PROMPT:
Return all lines in the material below that contain "chart".

GIVEN INFORMATION:
+===+
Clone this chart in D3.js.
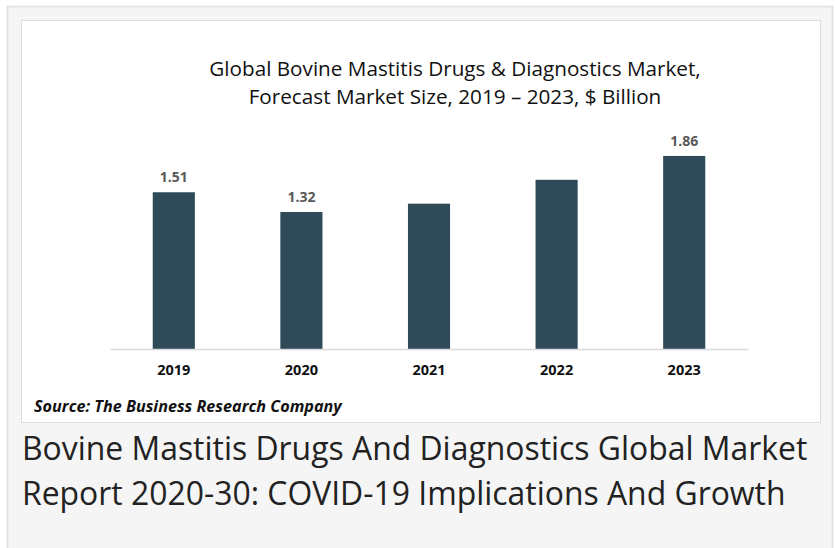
<!DOCTYPE html>
<html>
<head>
<meta charset="utf-8">
<script src="https://cdn.jsdelivr.net/npm/d3@7"></script>
<style>
  body { margin: 0; background: #fff; }
  svg { display: block; }
</style>
</head>
<body>
<svg width="836" height="548"></svg>
<script>
// chart data
var years = ["2019", "2020", "2021", "2022", "2023"];
var values = [1.51, 1.32, 1.40, 1.63, 1.86];
var shownLabels = ["1.51", "1.32", "", "", "1.86"];
var titleLines = ["Global Bovine Mastitis Drugs & Diagnostics Market,", "Forecast Market Size, 2019 \u2013 2023, $ Billion"];
var captionLines = ["Bovine Mastitis Drugs And Diagnostics Global Market", "Report 2020-30: COVID-19 Implications And Growth"];

var svg = d3.select("svg");

// outer grey panel + inner white chart box
svg.append("rect").attr("x", 7.5).attr("y", 6.5).attr("width", 825).attr("height", 560)
    .style("fill", "#f5f5f5").style("stroke", "#e3e3e3").style("stroke-width", 2);
svg.append("rect").attr("x", 21.5).attr("y", 20.5).attr("width", 799).attr("height", 402)
    .style("fill", "#fff").style("stroke", "#dcdcdc").style("stroke-width", 1);

var xScale = d3.scaleBand().domain(years).range([110, 748]).paddingInner(0.67).paddingOuter(0.335);
var yScale = d3.scaleLinear().domain([0, 2]).range([349, 141.4]);

// title
svg.append("g").selectAll("text").data(titleLines).enter().append("text")
    .attr("x", 455).attr("y", function (d, i) { return 76 + i * 28 })
    .attr("text-anchor", "middle")
    .style("font-family", "'Open Sans', sans-serif").style("font-size", "20.7px").style("fill", "#111")
    .text(function (d) { return d });

// bars
svg.selectAll("rect.bar").data(values).enter().append("rect").attr("class", "bar")
    .attr("x", function (d, i) { return xScale(years[i]) })
    .attr("width", xScale.bandwidth())
    .attr("y", function (d) { return yScale(d) })
    .attr("height", function (d) { return yScale(0) - yScale(d) })
    .style("fill", "#2f4a59");

// value labels
svg.selectAll("text.val").data(values).enter().append("text").attr("class", "val")
    .attr("x", function (d, i) { return xScale(years[i]) + xScale.bandwidth() / 2 })
    .attr("y", function (d) { return yScale(d) - 10 })
    .attr("text-anchor", "middle")
    .style("font-family", "'Open Sans', sans-serif").style("font-weight", "bold")
    .style("font-size", "14px").style("fill", "#595959")
    .text(function (d, i) { return shownLabels[i] });

// x axis
var xAxis = d3.axisBottom(xScale).tickSize(0).tickPadding(16);
var xAxisG = svg.append("g").attr("id", "xAxisG").attr("transform", "translate(0,349)").call(xAxis);
xAxisG.select(".domain").style("stroke", "#d9d9d9").style("stroke-width", 1.5);
xAxisG.selectAll("text").style("font-family", "'Open Sans', sans-serif").style("font-weight", "bold")
    .style("font-size", "14.5px").style("fill", "#111");

// source
svg.append("text").attr("x", 34).attr("y", 412)
    .style("font-family", "'Open Sans', sans-serif").style("font-weight", "bold").style("font-style", "italic")
    .style("font-size", "16.2px").style("fill", "#111")
    .text("Source: The Business Research Company");

// caption below the chart
svg.append("g").selectAll("text").data(captionLines).enter().append("text")
    .attr("x", 22).attr("y", function (d, i) { return 460 + i * 45 })
    .style("font-family", "'Open Sans', sans-serif").style("font-size", "31.9px").style("fill", "#222")
    .text(function (d) { return d });
</script>
</body>
</html>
+===+
RESPONSE BELOW:
Clone this chart in D3.js.
// chart data
// outer grey panel + inner white chart box
// caption below the chart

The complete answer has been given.